§ **Your objective**: The required output is a word-for-word copy of the lines from the line bearing "Convert this chart" through the line bearing "block57_T = [95, 95, 51.8, 51.8, 72, 72]", inclusive, and no other lines.

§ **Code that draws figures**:
----------------
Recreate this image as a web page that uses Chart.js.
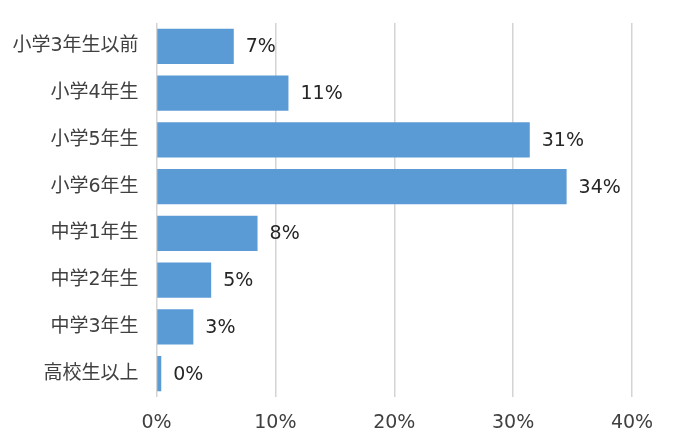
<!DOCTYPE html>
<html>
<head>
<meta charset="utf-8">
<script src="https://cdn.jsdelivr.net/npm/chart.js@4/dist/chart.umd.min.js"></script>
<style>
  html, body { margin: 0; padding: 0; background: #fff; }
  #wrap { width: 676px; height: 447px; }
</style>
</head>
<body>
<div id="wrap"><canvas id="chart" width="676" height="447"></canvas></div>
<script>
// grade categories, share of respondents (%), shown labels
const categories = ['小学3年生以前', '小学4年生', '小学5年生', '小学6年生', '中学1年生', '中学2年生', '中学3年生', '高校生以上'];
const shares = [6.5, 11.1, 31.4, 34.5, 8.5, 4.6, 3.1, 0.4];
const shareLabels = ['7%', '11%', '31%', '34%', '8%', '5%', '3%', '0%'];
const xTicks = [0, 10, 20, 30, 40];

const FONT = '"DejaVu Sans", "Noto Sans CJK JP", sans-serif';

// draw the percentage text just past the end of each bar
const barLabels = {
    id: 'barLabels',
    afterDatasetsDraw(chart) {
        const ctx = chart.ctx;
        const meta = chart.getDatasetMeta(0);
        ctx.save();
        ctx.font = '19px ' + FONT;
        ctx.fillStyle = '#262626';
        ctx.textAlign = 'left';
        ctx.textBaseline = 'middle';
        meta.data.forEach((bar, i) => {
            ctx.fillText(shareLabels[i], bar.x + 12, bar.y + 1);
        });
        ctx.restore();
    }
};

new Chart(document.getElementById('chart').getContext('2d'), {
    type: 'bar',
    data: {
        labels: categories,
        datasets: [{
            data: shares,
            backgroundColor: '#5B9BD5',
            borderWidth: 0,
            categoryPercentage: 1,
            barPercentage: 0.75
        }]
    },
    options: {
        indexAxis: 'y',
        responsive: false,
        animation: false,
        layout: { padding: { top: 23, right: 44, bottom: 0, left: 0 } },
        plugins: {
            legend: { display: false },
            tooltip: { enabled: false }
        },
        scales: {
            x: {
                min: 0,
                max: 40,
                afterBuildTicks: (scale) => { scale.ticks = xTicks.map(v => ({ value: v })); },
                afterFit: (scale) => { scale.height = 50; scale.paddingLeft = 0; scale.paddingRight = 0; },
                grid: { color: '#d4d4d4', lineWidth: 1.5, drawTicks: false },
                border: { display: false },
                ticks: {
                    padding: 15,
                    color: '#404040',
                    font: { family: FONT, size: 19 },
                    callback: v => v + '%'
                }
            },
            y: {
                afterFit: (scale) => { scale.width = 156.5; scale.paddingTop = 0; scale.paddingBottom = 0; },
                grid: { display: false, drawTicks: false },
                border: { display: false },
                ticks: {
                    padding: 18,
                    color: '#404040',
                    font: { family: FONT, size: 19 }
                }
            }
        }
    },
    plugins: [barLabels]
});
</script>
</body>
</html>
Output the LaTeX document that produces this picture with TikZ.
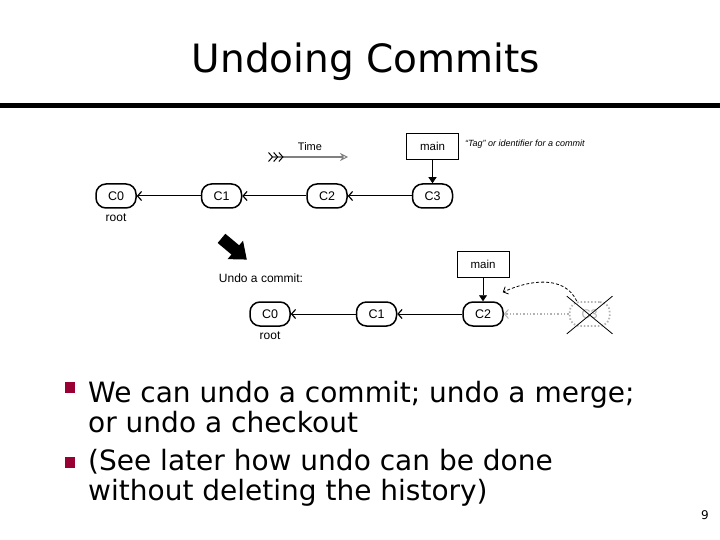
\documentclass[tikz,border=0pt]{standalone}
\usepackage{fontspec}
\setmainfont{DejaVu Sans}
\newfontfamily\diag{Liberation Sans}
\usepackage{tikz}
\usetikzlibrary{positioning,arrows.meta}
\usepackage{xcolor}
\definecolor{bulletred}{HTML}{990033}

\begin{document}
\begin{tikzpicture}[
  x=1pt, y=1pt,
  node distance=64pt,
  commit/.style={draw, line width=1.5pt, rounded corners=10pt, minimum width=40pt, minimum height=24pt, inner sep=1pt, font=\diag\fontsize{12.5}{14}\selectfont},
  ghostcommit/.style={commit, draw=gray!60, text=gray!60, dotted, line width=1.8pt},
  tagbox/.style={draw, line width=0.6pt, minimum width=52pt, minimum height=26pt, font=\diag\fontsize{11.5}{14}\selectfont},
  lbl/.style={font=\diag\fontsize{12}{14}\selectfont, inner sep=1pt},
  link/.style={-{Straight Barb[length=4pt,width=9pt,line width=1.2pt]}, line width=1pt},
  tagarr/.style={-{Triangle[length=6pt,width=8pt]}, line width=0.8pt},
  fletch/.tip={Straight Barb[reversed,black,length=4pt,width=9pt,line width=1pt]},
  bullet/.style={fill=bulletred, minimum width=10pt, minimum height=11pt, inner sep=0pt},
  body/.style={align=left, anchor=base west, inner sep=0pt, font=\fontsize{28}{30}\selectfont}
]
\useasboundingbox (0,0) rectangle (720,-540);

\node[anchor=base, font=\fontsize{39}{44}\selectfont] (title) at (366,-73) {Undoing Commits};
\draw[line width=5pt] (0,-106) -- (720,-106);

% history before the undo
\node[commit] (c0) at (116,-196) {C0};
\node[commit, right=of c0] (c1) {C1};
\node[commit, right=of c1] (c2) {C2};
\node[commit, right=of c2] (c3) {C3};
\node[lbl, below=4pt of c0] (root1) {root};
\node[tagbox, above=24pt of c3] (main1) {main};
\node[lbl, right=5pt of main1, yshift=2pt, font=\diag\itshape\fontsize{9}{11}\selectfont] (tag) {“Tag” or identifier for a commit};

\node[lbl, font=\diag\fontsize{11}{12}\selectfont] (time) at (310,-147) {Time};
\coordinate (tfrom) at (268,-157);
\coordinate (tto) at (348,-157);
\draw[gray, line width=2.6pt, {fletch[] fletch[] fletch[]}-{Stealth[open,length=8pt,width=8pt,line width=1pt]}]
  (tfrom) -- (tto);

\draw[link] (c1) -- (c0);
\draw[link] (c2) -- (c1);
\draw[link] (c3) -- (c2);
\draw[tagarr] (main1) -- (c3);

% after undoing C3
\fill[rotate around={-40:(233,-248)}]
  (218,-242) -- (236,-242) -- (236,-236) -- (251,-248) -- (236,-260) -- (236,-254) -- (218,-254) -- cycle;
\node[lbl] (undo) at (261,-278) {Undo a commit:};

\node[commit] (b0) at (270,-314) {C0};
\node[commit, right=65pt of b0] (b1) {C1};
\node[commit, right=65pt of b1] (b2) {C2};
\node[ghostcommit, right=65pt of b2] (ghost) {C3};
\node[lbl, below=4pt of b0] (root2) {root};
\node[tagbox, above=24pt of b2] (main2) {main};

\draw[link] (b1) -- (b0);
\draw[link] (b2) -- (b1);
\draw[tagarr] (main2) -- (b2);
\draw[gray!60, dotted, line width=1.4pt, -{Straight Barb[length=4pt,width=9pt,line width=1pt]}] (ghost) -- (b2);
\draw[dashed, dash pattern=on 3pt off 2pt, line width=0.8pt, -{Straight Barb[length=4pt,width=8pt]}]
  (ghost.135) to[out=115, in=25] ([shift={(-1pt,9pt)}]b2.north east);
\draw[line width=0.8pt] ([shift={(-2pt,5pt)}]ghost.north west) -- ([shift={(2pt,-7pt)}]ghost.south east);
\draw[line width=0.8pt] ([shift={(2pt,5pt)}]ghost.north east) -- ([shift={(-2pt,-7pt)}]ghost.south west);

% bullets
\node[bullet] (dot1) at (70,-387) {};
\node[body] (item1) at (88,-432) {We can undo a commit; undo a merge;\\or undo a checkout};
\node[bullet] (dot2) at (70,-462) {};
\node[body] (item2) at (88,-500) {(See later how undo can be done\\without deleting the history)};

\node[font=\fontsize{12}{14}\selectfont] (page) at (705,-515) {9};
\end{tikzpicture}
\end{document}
----------------
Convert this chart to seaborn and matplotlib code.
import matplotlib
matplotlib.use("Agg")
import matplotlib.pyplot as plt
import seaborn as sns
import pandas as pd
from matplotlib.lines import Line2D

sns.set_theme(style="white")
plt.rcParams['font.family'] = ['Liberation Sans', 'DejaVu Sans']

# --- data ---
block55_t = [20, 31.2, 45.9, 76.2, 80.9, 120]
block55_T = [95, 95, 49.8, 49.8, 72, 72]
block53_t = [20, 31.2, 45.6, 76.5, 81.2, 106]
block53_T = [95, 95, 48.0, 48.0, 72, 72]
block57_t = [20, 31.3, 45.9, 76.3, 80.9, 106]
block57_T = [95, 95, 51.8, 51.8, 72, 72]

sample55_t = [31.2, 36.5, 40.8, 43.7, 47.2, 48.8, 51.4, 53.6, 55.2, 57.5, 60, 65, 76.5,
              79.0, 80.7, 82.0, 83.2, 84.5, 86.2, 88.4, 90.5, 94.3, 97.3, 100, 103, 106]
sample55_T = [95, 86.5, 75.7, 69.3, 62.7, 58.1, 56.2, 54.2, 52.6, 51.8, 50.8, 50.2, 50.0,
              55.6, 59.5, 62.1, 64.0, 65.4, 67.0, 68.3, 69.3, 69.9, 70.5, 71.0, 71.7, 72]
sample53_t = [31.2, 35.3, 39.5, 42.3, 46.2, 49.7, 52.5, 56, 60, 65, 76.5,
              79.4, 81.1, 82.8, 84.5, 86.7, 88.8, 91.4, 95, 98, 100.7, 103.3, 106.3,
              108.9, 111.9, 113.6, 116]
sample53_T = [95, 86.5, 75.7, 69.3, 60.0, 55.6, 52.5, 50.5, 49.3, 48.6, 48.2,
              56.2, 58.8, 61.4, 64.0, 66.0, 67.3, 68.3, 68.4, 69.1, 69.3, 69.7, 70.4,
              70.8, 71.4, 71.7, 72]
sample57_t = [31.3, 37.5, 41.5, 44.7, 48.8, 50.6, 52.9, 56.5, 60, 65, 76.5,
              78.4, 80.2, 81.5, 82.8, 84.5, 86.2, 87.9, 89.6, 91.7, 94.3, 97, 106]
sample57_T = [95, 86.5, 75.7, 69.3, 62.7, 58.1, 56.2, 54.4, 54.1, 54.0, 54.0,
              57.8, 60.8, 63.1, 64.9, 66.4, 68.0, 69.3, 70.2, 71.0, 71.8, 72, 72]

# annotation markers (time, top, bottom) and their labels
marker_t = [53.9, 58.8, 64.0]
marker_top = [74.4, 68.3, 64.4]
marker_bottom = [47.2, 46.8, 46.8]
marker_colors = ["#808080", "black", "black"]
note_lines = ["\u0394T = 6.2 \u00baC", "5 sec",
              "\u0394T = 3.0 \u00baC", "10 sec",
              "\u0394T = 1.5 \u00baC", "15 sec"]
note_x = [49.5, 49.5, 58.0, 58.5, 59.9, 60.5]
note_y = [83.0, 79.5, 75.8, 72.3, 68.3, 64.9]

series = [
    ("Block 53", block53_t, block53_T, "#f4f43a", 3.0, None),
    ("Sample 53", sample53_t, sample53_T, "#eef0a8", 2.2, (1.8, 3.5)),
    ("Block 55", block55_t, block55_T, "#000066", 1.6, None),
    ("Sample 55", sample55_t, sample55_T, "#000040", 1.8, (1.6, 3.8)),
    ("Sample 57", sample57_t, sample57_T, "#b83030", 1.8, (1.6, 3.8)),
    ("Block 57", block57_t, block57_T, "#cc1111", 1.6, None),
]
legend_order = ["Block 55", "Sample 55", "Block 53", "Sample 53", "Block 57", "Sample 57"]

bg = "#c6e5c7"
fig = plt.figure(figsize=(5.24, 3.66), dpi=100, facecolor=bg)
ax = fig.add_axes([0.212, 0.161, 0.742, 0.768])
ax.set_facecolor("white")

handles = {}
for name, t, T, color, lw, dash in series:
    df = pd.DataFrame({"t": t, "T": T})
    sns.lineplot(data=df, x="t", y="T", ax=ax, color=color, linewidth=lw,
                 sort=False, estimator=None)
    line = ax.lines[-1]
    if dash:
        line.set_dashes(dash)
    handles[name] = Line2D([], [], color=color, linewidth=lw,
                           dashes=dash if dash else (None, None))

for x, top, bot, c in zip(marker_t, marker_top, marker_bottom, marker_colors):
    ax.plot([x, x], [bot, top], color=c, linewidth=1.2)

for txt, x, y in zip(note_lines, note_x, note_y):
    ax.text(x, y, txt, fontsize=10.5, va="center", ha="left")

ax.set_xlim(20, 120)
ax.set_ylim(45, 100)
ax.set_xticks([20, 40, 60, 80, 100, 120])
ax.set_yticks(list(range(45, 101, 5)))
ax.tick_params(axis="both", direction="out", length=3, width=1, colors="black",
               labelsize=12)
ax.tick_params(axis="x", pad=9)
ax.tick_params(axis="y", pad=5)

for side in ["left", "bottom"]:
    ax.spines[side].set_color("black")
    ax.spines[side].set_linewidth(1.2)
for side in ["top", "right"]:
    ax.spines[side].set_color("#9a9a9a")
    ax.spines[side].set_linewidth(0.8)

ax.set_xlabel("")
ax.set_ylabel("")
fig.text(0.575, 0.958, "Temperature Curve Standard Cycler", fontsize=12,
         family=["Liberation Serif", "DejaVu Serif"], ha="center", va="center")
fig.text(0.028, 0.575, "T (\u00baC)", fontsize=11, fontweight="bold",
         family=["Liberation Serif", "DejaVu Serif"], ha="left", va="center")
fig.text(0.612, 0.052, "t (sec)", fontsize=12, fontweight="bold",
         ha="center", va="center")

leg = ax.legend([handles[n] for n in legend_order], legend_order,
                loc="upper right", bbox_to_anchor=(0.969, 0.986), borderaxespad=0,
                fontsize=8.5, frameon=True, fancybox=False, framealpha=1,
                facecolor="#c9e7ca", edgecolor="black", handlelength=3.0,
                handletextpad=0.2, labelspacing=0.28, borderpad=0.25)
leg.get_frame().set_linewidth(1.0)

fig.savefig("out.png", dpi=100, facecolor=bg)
----------------
§ **The completed task**:
Convert this chart to seaborn and matplotlib code.
import matplotlib
matplotlib.use("Agg")
import matplotlib.pyplot as plt
import seaborn as sns
import pandas as pd
from matplotlib.lines import Line2D

sns.set_theme(style="white")
plt.rcParams['font.family'] = ['Liberation Sans', 'DejaVu Sans']

# --- data ---
block55_t = [20, 31.2, 45.9, 76.2, 80.9, 120]
block55_T = [95, 95, 49.8, 49.8, 72, 72]
block53_t = [20, 31.2, 45.6, 76.5, 81.2, 106]
block53_T = [95, 95, 48.0, 48.0, 72, 72]
block57_t = [20, 31.3, 45.9, 76.3, 80.9, 106]
block57_T = [95, 95, 51.8, 51.8, 72, 72]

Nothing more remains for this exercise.